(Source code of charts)
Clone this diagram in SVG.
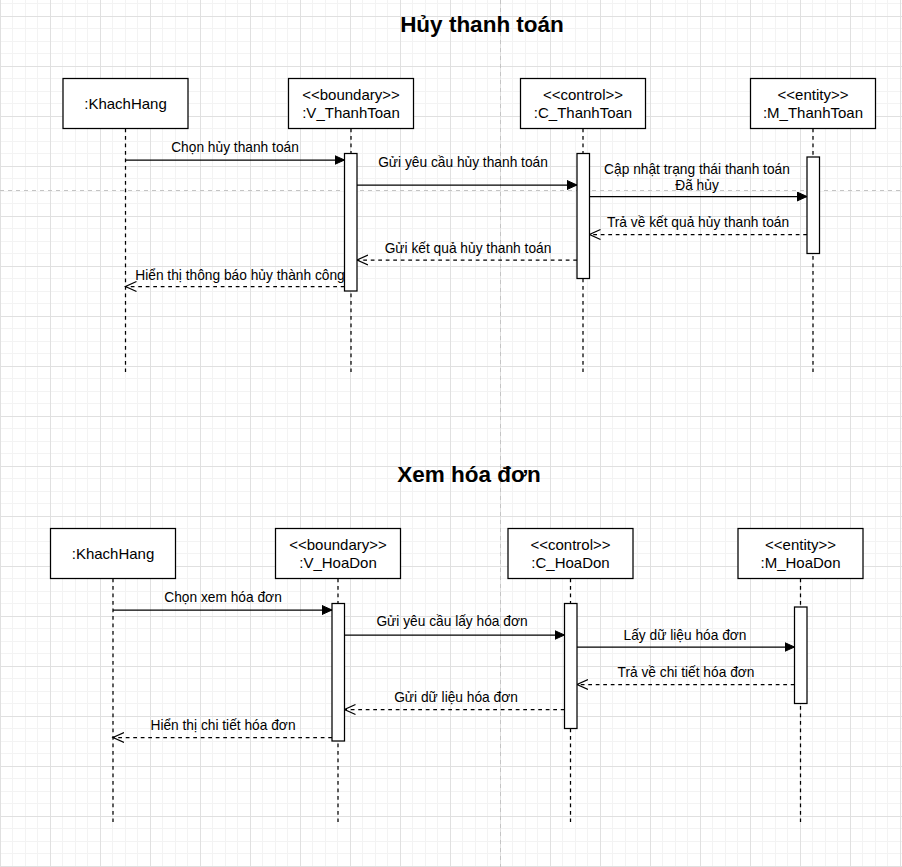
<svg xmlns="http://www.w3.org/2000/svg" width="902" height="867" viewBox="0 0 902 867">
  <style>
    text { font-family: "Liberation Sans", Arial, sans-serif; fill: #000; }
    .title { font-size: 22.5px; font-weight: bold; text-anchor: middle; }
    .obj { font-size: 15px; text-anchor: middle; }
    .msg { font-size: 13.75px; text-anchor: middle; }
    .box { fill: #fff; stroke: #000; stroke-width: 1.25; }
    .bar { fill: #fff; stroke: #000; stroke-width: 1.25; }
    .life { stroke: #000; stroke-width: 1.25; stroke-dasharray: 3.75 3.75; fill: none; }
    .call { stroke: #000; stroke-width: 1.25; fill: none; marker-end: url(#block); }
    .ret { stroke: #000; stroke-width: 1.25; fill: none; stroke-dasharray: 3.75 3.75; marker-end: url(#open); }
    .pagebreak { stroke: #c4c4c4; stroke-width: 1; stroke-dasharray: 4 4; fill: none; }
  </style>
  <defs>
    <pattern id="grid" patternUnits="userSpaceOnUse" x="0" y="16" width="50" height="50">
      <rect width="50" height="50" fill="#fff"/>
      <rect x="12" y="0" width="1" height="50" fill="#f3f3f3"/>
      <rect x="25" y="0" width="1" height="50" fill="#f3f3f3"/>
      <rect x="37" y="0" width="1" height="50" fill="#f3f3f3"/>
      <rect x="0" y="12" width="50" height="1" fill="#f3f3f3"/>
      <rect x="0" y="25" width="50" height="1" fill="#f3f3f3"/>
      <rect x="0" y="37" width="50" height="1" fill="#f3f3f3"/>
      <rect x="0" y="0" width="1" height="50" fill="#e0e0e0"/>
      <rect x="0" y="0" width="50" height="1" fill="#e0e0e0"/>
    </pattern>
    <marker id="block" markerUnits="userSpaceOnUse" markerWidth="12" markerHeight="12" refX="10" refY="5" orient="auto">
      <path d="M0,0.5 L10,5 L0,9.5 Z" fill="#000" stroke="#000" stroke-width="1" stroke-dasharray="none"/>
    </marker>
    <marker id="open" markerUnits="userSpaceOnUse" markerWidth="14" markerHeight="14" refX="11" refY="6" orient="auto">
      <path d="M0,1 L11,6 L0,11" fill="none" stroke="#000" stroke-width="1.25" stroke-dasharray="none"/>
    </marker>
  </defs>

  <!-- canvas grid and page breaks -->
  <rect width="902" height="867" fill="url(#grid)"/>
  <line class="pagebreak" x1="500.5" y1="0" x2="500.5" y2="867"/>
  <line class="pagebreak" x1="0" y1="190.5" x2="902" y2="190.5"/>

  <!-- ===== Hủy thanh toán ===== -->
  <text class="title" x="482" y="31.5">Hủy thanh toán</text>

  <g id="cancel-connectors">
    <line class="life" x1="125.5" y1="128.5" x2="125.5" y2="372"/>
    <line class="life" x1="351" y1="128.5" x2="351" y2="372"/>
    <line class="life" x1="583" y1="128.5" x2="583" y2="372"/>
    <line class="life" x1="813" y1="128.5" x2="813" y2="372"/>

    <line class="call" x1="125.5" y1="160" x2="344.5" y2="160"/>
    <text class="msg" x="235" y="152">Chọn hủy thanh toán</text>

    <line class="call" x1="357" y1="185" x2="577" y2="185"/>
    <text class="msg" x="463" y="166.5">Gửi yêu cầu hủy thanh toán</text>

    <line class="call" x1="589.5" y1="196.5" x2="807" y2="196.5"/>
    <text class="msg" x="697" y="173.5">Cập nhật trạng thái thanh toán</text>
    <text class="msg" x="697" y="190">Đã hủy</text>

    <line class="ret" x1="807" y1="234.5" x2="589.5" y2="234.5"/>
    <text class="msg" x="698" y="226.5">Trả về kết quả hủy thanh toán</text>

    <line class="ret" x1="577" y1="260" x2="357" y2="260"/>
    <text class="msg" x="468" y="252.5">Gửi kết quả hủy thanh toán</text>

    <line class="ret" x1="344.5" y1="286.5" x2="125.5" y2="286.5"/>
    <text class="msg" x="240" y="279.5">Hiển thị thông báo hủy thành công</text>
  </g>

  <g id="cancel-khachhang">
    <rect class="box" x="63" y="78.5" width="125" height="50"/>
    <text class="obj" x="125.5" y="109">:KhachHang</text>
  </g>
  <g id="cancel-v-thanhtoan">
    <rect class="box" x="288.5" y="78.5" width="125" height="50"/>
    <text class="obj" x="351" y="99.5">&lt;&lt;boundary&gt;&gt;</text>
    <text class="obj" x="351" y="117.5">:V_ThanhToan</text>
    <rect class="bar" x="344.5" y="153.5" width="12.5" height="137.5"/>
  </g>
  <g id="cancel-c-thanhtoan">
    <rect class="box" x="520.5" y="78.5" width="125" height="50"/>
    <text class="obj" x="583" y="99.5">&lt;&lt;control&gt;&gt;</text>
    <text class="obj" x="583" y="117.5">:C_ThanhToan</text>
    <rect class="bar" x="577" y="153.5" width="12.5" height="125"/>
  </g>
  <g id="cancel-m-thanhtoan">
    <rect class="box" x="750.5" y="78.5" width="125" height="50"/>
    <text class="obj" x="813" y="99.5">&lt;&lt;entity&gt;&gt;</text>
    <text class="obj" x="813" y="117.5">:M_ThanhToan</text>
    <rect class="bar" x="807" y="157" width="12.5" height="96.5"/>
  </g>

  <!-- ===== Xem hóa đơn ===== -->
  <text class="title" x="469" y="481.5">Xem hóa đơn</text>

  <g id="invoice-connectors">
    <line class="life" x1="113" y1="578.5" x2="113" y2="822"/>
    <line class="life" x1="338" y1="578.5" x2="338" y2="822"/>
    <line class="life" x1="570.5" y1="578.5" x2="570.5" y2="822"/>
    <line class="life" x1="800.5" y1="578.5" x2="800.5" y2="822"/>

    <line class="call" x1="113" y1="610" x2="332" y2="610"/>
    <text class="msg" x="223" y="601.5">Chọn xem hóa đơn</text>

    <line class="call" x1="344.5" y1="635" x2="564.5" y2="635"/>
    <text class="msg" x="452" y="626">Gửi yêu cầu lấy hóa đơn</text>

    <line class="call" x1="577" y1="647" x2="794.5" y2="647"/>
    <text class="msg" x="685" y="639.5">Lấy dữ liệu hóa đơn</text>

    <line class="ret" x1="794.5" y1="684.5" x2="577" y2="684.5"/>
    <text class="msg" x="686" y="676.5">Trả về chi tiết hóa đơn</text>

    <line class="ret" x1="564.5" y1="709.5" x2="344.5" y2="709.5"/>
    <text class="msg" x="456" y="701.5">Gửi dữ liệu hóa đơn</text>

    <line class="ret" x1="332" y1="737.5" x2="113" y2="737.5"/>
    <text class="msg" x="223" y="730">Hiển thị chi tiết hóa đơn</text>
  </g>

  <g id="invoice-khachhang">
    <rect class="box" x="50.5" y="528.5" width="125" height="50"/>
    <text class="obj" x="113" y="559">:KhachHang</text>
  </g>
  <g id="invoice-v-hoadon">
    <rect class="box" x="275.5" y="528.5" width="125" height="50"/>
    <text class="obj" x="338" y="549.5">&lt;&lt;boundary&gt;&gt;</text>
    <text class="obj" x="338" y="567.5">:V_HoaDon</text>
    <rect class="bar" x="332" y="603.5" width="12.5" height="137.5"/>
  </g>
  <g id="invoice-c-hoadon">
    <rect class="box" x="508" y="528.5" width="125" height="50"/>
    <text class="obj" x="570.5" y="549.5">&lt;&lt;control&gt;&gt;</text>
    <text class="obj" x="570.5" y="567.5">:C_HoaDon</text>
    <rect class="bar" x="564.5" y="603.5" width="12.5" height="125"/>
  </g>
  <g id="invoice-m-hoadon">
    <rect class="box" x="738" y="528.5" width="125" height="50"/>
    <text class="obj" x="800.5" y="549.5">&lt;&lt;entity&gt;&gt;</text>
    <text class="obj" x="800.5" y="567.5">:M_HoaDon</text>
    <rect class="bar" x="794.5" y="607" width="12.5" height="96.5"/>
  </g>
</svg>
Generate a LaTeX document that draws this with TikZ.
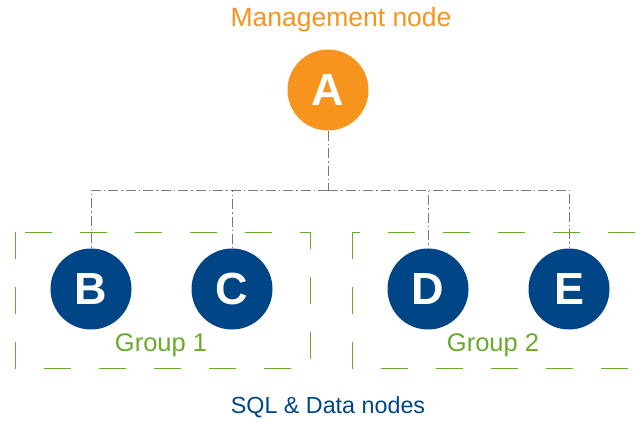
\documentclass[tikz,border=0pt]{standalone}
\usepackage{fontspec}
\setmainfont{Liberation Sans}
\definecolor{mgmtorange}{RGB}{247,148,29}
\definecolor{datablue}{RGB}{0,70,135}
\definecolor{groupgreen}{RGB}{106,170,42}
\definecolor{linkgray}{RGB}{120,120,120}
\begin{document}
\begin{tikzpicture}[x=1pt,y=-1pt,
  mgmt/.style={circle,fill=mgmtorange,minimum size=81pt,inner sep=0pt,text=white,font=\fontsize{45}{45}\selectfont\bfseries},
  datanode/.style={circle,fill=datablue,minimum size=81pt,inner sep=0pt,text=white,font=\fontsize{45}{45}\selectfont\bfseries},
  groupbox/.style={draw=groupgreen,line width=1pt,dash pattern=on 27pt off 28pt},
  grouplabel/.style={text=groupgreen,font=\fontsize{25.5}{25.5}\selectfont},
  link/.style={draw=linkgray,line width=1pt,dash pattern=on 10pt off 3pt on 1.5pt off 3pt}
]
\useasboundingbox (0,0) rectangle (636,421);
\clip (0,0) rectangle (636,421);

% group frames
\draw[groupbox] (15,232) rectangle (310,368);
\draw[groupbox] (352,232) rectangle (660,368);
\node[grouplabel] (g1) at (161,345) {Group 1};
\node[grouplabel] (g2) at (493,345) {Group 2};

% nodes
\node[mgmt] (A) at (328,90) {A};
\node[datanode] (B) at (91,289) {B};
\node[datanode] (C) at (232,289) {C};
\node[datanode] (D) at (428,289) {D};
\node[datanode] (E) at (569,289) {E};

% captions
\node[text=mgmtorange,font=\fontsize{26.5}{26.5}\selectfont] (mtitle) at (341,20) {Management node};
\node[text=datablue,font=\fontsize{23.3}{23.3}\selectfont] (dtitle) at (328,407) {SQL \& Data nodes};

% bus connectors
\coordinate (bus) at (328,190);
\draw[link] (A) -- (bus);
\draw[link] (bus) -| (B);
\draw[link] (bus) -| (C);
\draw[link] (bus) -| (D);
\draw[link] (bus) -| (E);
\end{tikzpicture}
\end{document}
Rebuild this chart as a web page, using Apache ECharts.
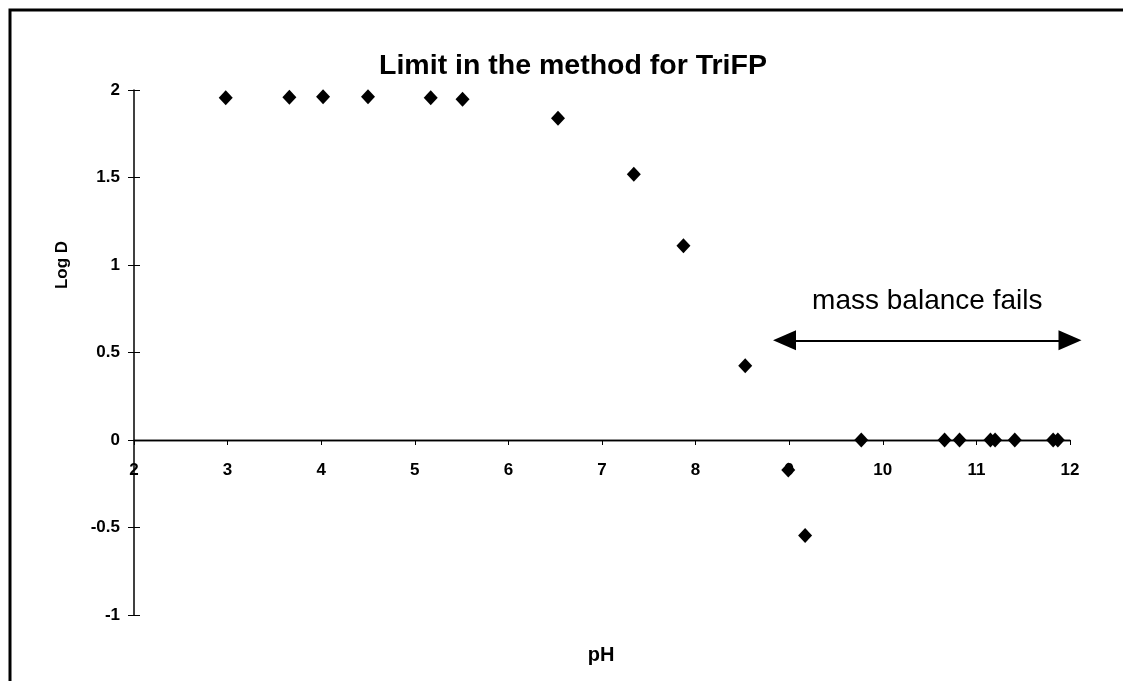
<!DOCTYPE html>
<html>
<head>
<meta charset="utf-8">
<script src="https://cdn.jsdelivr.net/npm/echarts@6/dist/echarts.min.js"></script>
<style>
html,body{margin:0;padding:0;background:#fff;}
#c{width:1123px;height:681px;}
</style>
</head>
<body>
<div id="c"></div>
<script>
const pH = [2.98, 3.66, 4.02, 4.50, 5.17, 5.51, 6.53, 7.34, 7.87, 8.53, 8.99, 9.17, 9.77, 10.66, 10.82, 11.15, 11.20, 11.41, 11.82, 11.87];
const logD = [1.956, 1.958, 1.962, 1.962, 1.956, 1.947, 1.838, 1.518, 1.11, 0.425, -0.171, -0.545, 0, 0, 0, 0, 0, 0, 0, 0];
const arrowPH = [8.95, 12];
const arrowLogD = 0.57;
const annotation = 'mass balance fails';
const titleText = 'Limit in the method for TriFP';
const xName = 'pH';
const yName = 'Log D';

const FONT = '"Liberation Sans", Arial, Helvetica, sans-serif';
const chart = echarts.init(document.getElementById('c'));
const points = pH.map((x, i) => [x, logD[i]]);

const tickLabel = { color: '#000', fontFamily: FONT, fontWeight: 'bold', fontSize: 17 };

chart.setOption({
  animation: false,
  backgroundColor: '#fff',
  title: {
    text: titleText,
    left: 568, top: 47,
    textAlign: 'center',
    textStyle: { color: '#000', fontFamily: FONT, fontWeight: 'bold', fontSize: 28.5 }
  },
  grid: { left: 134, right: 53, top: 90, bottom: 66, containLabel: false },
  xAxis: [
    {
      type: 'value', min: 2, max: 12, interval: 1,
      axisLine: { show: true, onZero: true, lineStyle: { color: '#000', width: 1.3 } },
      axisTick: { show: true, inside: false, length: 5, lineStyle: { color: '#000' } },
      axisLabel: { show: false },
      splitLine: { show: false }
    },
    {
      type: 'value', min: 2, max: 12, interval: 1,
      axisLine: { show: true, onZero: true, lineStyle: { color: '#000', width: 1.3 } },
      axisTick: { show: true, inside: true, length: 5, lineStyle: { color: '#000' } },
      axisLabel: { show: false },
      splitLine: { show: false }
    },
    {
      type: 'value', min: 2, max: 12, interval: 1,
      position: 'bottom', offset: -175,
      axisLine: { show: false, onZero: false },
      axisTick: { show: false },
      axisLabel: Object.assign({ margin: 22 }, tickLabel),
      splitLine: { show: false }
    }
  ],
  yAxis: [
    {
      type: 'value', min: -1, max: 2, interval: 0.5, position: 'left',
      axisLine: { show: true, onZero: false, lineStyle: { color: '#000', width: 1.5 } },
      axisTick: { show: true, inside: false, length: 6, lineStyle: { color: '#000' } },
      axisLabel: Object.assign({ margin: 14 }, tickLabel),
      splitLine: { show: false }
    },
    {
      type: 'value', min: -1, max: 2, interval: 0.5, position: 'left',
      axisLine: { show: false, onZero: false },
      axisTick: { show: true, inside: true, length: 6, lineStyle: { color: '#000' } },
      axisLabel: { show: false },
      splitLine: { show: false }
    }
  ],
  graphic: [
    {
      type: 'rect', silent: true,
      shape: { x: 10, y: 10, width: 1200, height: 800 },
      style: { fill: 'none', stroke: '#000', lineWidth: 3 }
    },
    {
      type: 'text', silent: true, x: 601, y: 655,
      style: { text: xName, textAlign: 'center', textVerticalAlign: 'middle',
               font: 'bold 20px ' + FONT, fill: '#000' }
    },
    {
      type: 'text', silent: true, x: 62, y: 265, rotation: Math.PI / 2,
      style: { text: yName, textAlign: 'center', textVerticalAlign: 'middle',
               font: 'bold 17px ' + FONT, fill: '#000' }
    }
  ],
  series: [
    {
      type: 'scatter',
      xAxisIndex: 0, yAxisIndex: 0,
      data: points,
      symbol: 'diamond',
      symbolSize: [14, 15],
      itemStyle: { color: '#000', opacity: 1 },
      clip: false,
      z: 5,
      markLine: {
        silent: true,
        animation: false,
        symbol: ['triangle', 'triangle'],
        symbolSize: [20, 23],
        lineStyle: { color: '#000', width: 1.8, type: 'solid', opacity: 1 },
        label: {
          show: true, position: 'middle', distance: 25,
          formatter: annotation,
          color: '#000', fontFamily: FONT, fontSize: 28, fontWeight: 'normal'
        },
        emphasis: { disabled: true },
        data: [[
          { coord: [arrowPH[0], arrowLogD] },
          { coord: [arrowPH[1], arrowLogD] }
        ]]
      }
    }
  ]
});
</script>
</body>
</html>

Aim of the exercise – Transcribe, leaving out pictures, each line from the one containing "Generate a LaTeX" through the one containing "(g2) at (493,345)".

Result for this exercise –
Generate a LaTeX document that draws this with TikZ.
\documentclass[tikz,border=0pt]{standalone}
\usepackage{fontspec}
\setmainfont{Liberation Sans}
\definecolor{mgmtorange}{RGB}{247,148,29}
\definecolor{datablue}{RGB}{0,70,135}
\definecolor{groupgreen}{RGB}{106,170,42}
\definecolor{linkgray}{RGB}{120,120,120}
\begin{document}
\begin{tikzpicture}[x=1pt,y=-1pt,
  mgmt/.style={circle,fill=mgmtorange,minimum size=81pt,inner sep=0pt,text=white,font=\fontsize{45}{45}\selectfont\bfseries},
  datanode/.style={circle,fill=datablue,minimum size=81pt,inner sep=0pt,text=white,font=\fontsize{45}{45}\selectfont\bfseries},
  groupbox/.style={draw=groupgreen,line width=1pt,dash pattern=on 27pt off 28pt},
  grouplabel/.style={text=groupgreen,font=\fontsize{25.5}{25.5}\selectfont},
  link/.style={draw=linkgray,line width=1pt,dash pattern=on 10pt off 3pt on 1.5pt off 3pt}
]
\useasboundingbox (0,0) rectangle (636,421);
\clip (0,0) rectangle (636,421);

% group frames
\draw[groupbox] (15,232) rectangle (310,368);
\draw[groupbox] (352,232) rectangle (660,368);
\node[grouplabel] (g1) at (161,345) {Group 1};
\node[grouplabel] (g2) at (493,345) {Group 2};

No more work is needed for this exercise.